Now that I have the Venu, I am experiencing the same thing. Detecting sleep is awful. For some reason, they have you set a regular sleep time in the device settings. But I am one of millions, that does not have a regular job schedule. So I don't have a regular sleep schedule.

Bring back the manual sleep on/off.

Improve sleep detection/movement etc

  • Former Member
    0 Former Member over 5 years ago

    I don't have the Venu, I have the FR245. I would like to have the manual on/off you refer to as it would be an easier way to get an accurate sleep time at least.  As I detail below, there is a lot wrong with Garmins implementation of sleep tracking.  However, I am not sure it is any worse than other wearable devices?  

    My 245 has you set a sleep window so the watch knows when you are apt to be sleeping. I set mine for 10 pm to 9 am even though I will only be sleeping during 7-1/2 to 8-1/2 of those 11 hours.  Then the watch senses how much I am moving around and determines when I am asleep from that motion. Less motion equals deep sleep, more motion equals light sleep.  I am not sure how it is determining REM sleep.

    Problems are numerous though.  For example, if it is 10:30 pm and I am sitting in a chair reading, the watch will record me as sleeping lightly.  When I get up out of the chair, it changes to awake.  Then if I get in bed and read some more, it records me asleep.  So every night when I really turn out the lights, I note the time and add 10 or 15 minutes on to that in my mind.  In the morning, I go into Garmin Connect and adjust the time to when I actually went to sleep.

    Also, because I tend to move my arms around quite a bit when sleeping, most of my sleep is recorded as light.  A fair percentage is recorded as REM although as I said, I don't understand how that is being guessed at.  Virtually none of my sleep is recorded as deep. I think that is because I move my arms every so often and the watch figures I must be sleeping lightly.  Someone told me that REM sleep is determined by periods of no movement.  I don't know if that is correct but if it is, I wonder how the watch would then differentiate REW from deep.  I have been told by Garmin that movement is the main thing sensed during the sleep window you set and my observations would seem to go along with that.

    My watch also shows me as having many brief moments during sleep when my pulseox drops to the low 80s. I am not confident that is accurate either especially since I am told I am a quiet sleeper, no snoring, loud breathing, gasping or anything like that.  Just rhythmic, quiet breathing.  I am also never tired during the day so I believe I get enough healthy sleep. 

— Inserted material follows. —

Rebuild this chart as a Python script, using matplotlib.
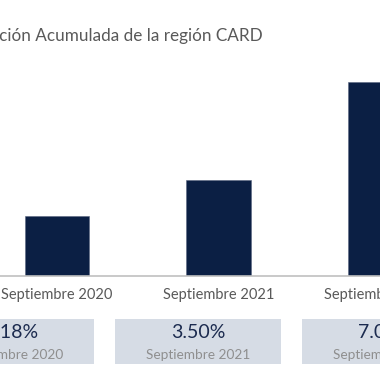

    My watch also records several brief moments of a respiration rate down around 6bpm with highs of 18bpm and an average around 11bpm.  If that is accurate, you may think the low respiration would correspond with low pulseoox, but it never does. My heart rate when sleeping is average 55 to 60 bpm with occasional highs in the low 70s and an occasional low around 50-52.  Overall the heart rate trace when sleeping is pretty much a flattish line.

    So in summary, I would say I sleep well even though the watch would seem to indicate otherwise.  I think the sleep tracking features of these devices is more entertainment than science.  I would not rely on the information at all. Maybe future software updates will improve the functioning.

  • They did not take usefull logarithm to analyze anything about sleep. The venu with 5 firstbeatfeatures is on the lower end of this.

    Garmin dosent care, sorry. Sleep? Naps? Naps, yeah. A 50€ Device from Amazfit or Huawei can detect naps like a boss. Garmin? Nothing of this.